> [Short task] Repeat only the lines running from the beginning of the material through the line that contains "noise_amp = 5.0".

> [Supplied entries]
--- --- ---

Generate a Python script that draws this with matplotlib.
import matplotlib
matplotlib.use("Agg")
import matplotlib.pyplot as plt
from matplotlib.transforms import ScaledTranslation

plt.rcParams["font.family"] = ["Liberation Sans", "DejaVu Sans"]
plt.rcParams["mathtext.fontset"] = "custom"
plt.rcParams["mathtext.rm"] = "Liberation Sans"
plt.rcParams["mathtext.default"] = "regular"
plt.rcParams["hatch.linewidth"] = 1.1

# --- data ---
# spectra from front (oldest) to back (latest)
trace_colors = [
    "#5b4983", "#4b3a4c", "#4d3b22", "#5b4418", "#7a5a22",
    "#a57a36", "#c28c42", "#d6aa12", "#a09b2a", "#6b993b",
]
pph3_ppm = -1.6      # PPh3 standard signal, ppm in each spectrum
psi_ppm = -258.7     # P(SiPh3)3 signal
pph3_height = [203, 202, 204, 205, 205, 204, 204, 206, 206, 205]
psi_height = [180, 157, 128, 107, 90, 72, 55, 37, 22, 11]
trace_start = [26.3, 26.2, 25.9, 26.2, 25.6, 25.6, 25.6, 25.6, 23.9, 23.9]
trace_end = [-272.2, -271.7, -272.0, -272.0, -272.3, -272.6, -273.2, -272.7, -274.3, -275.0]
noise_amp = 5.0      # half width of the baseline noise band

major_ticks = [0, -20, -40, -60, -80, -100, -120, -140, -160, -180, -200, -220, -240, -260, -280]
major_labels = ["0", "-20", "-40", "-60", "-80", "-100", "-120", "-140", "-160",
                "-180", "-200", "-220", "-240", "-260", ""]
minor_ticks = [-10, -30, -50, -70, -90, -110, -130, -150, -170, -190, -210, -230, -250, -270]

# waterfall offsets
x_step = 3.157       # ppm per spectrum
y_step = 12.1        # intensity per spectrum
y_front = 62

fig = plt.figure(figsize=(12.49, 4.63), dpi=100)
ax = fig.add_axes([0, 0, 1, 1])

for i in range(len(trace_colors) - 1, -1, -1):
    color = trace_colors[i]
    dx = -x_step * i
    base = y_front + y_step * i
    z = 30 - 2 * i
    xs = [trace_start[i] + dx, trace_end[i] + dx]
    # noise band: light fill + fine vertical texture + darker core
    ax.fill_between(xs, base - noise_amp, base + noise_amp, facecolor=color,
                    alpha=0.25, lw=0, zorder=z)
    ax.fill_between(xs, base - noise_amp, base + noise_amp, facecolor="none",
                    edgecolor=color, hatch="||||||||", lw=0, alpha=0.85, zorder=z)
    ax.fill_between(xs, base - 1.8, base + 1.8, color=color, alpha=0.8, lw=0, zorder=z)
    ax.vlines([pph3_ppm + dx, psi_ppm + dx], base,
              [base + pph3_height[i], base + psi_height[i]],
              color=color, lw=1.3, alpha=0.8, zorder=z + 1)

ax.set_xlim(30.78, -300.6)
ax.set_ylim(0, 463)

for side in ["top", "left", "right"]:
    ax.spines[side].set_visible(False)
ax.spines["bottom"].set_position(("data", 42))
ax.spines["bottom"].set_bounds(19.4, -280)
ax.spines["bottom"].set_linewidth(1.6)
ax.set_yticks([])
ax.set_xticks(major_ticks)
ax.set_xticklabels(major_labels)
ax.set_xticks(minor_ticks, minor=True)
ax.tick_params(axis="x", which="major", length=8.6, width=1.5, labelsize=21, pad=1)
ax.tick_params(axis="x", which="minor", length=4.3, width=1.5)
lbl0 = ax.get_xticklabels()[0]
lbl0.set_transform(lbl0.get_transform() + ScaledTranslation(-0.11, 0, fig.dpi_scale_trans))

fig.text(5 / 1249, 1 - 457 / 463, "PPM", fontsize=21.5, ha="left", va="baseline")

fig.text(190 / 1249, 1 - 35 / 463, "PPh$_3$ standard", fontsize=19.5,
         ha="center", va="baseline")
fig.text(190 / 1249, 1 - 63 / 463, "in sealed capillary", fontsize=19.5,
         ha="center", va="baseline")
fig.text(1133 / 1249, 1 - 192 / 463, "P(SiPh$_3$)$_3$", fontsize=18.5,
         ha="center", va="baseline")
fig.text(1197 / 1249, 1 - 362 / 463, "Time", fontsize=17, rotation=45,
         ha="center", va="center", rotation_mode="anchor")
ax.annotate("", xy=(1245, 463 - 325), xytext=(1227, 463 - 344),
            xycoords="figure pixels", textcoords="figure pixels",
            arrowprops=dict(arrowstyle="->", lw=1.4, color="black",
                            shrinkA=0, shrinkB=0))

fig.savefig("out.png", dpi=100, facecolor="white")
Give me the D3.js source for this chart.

--- --- ---

> [Full response]
Generate a Python script that draws this with matplotlib.
import matplotlib
matplotlib.use("Agg")
import matplotlib.pyplot as plt
from matplotlib.transforms import ScaledTranslation

plt.rcParams["font.family"] = ["Liberation Sans", "DejaVu Sans"]
plt.rcParams["mathtext.fontset"] = "custom"
plt.rcParams["mathtext.rm"] = "Liberation Sans"
plt.rcParams["mathtext.default"] = "regular"
plt.rcParams["hatch.linewidth"] = 1.1

# --- data ---
# spectra from front (oldest) to back (latest)
trace_colors = [
    "#5b4983", "#4b3a4c", "#4d3b22", "#5b4418", "#7a5a22",
    "#a57a36", "#c28c42", "#d6aa12", "#a09b2a", "#6b993b",
]
pph3_ppm = -1.6      # PPh3 standard signal, ppm in each spectrum
psi_ppm = -258.7     # P(SiPh3)3 signal
pph3_height = [203, 202, 204, 205, 205, 204, 204, 206, 206, 205]
psi_height = [180, 157, 128, 107, 90, 72, 55, 37, 22, 11]
trace_start = [26.3, 26.2, 25.9, 26.2, 25.6, 25.6, 25.6, 25.6, 23.9, 23.9]
trace_end = [-272.2, -271.7, -272.0, -272.0, -272.3, -272.6, -273.2, -272.7, -274.3, -275.0]
noise_amp = 5.0      # half width of the baseline noise band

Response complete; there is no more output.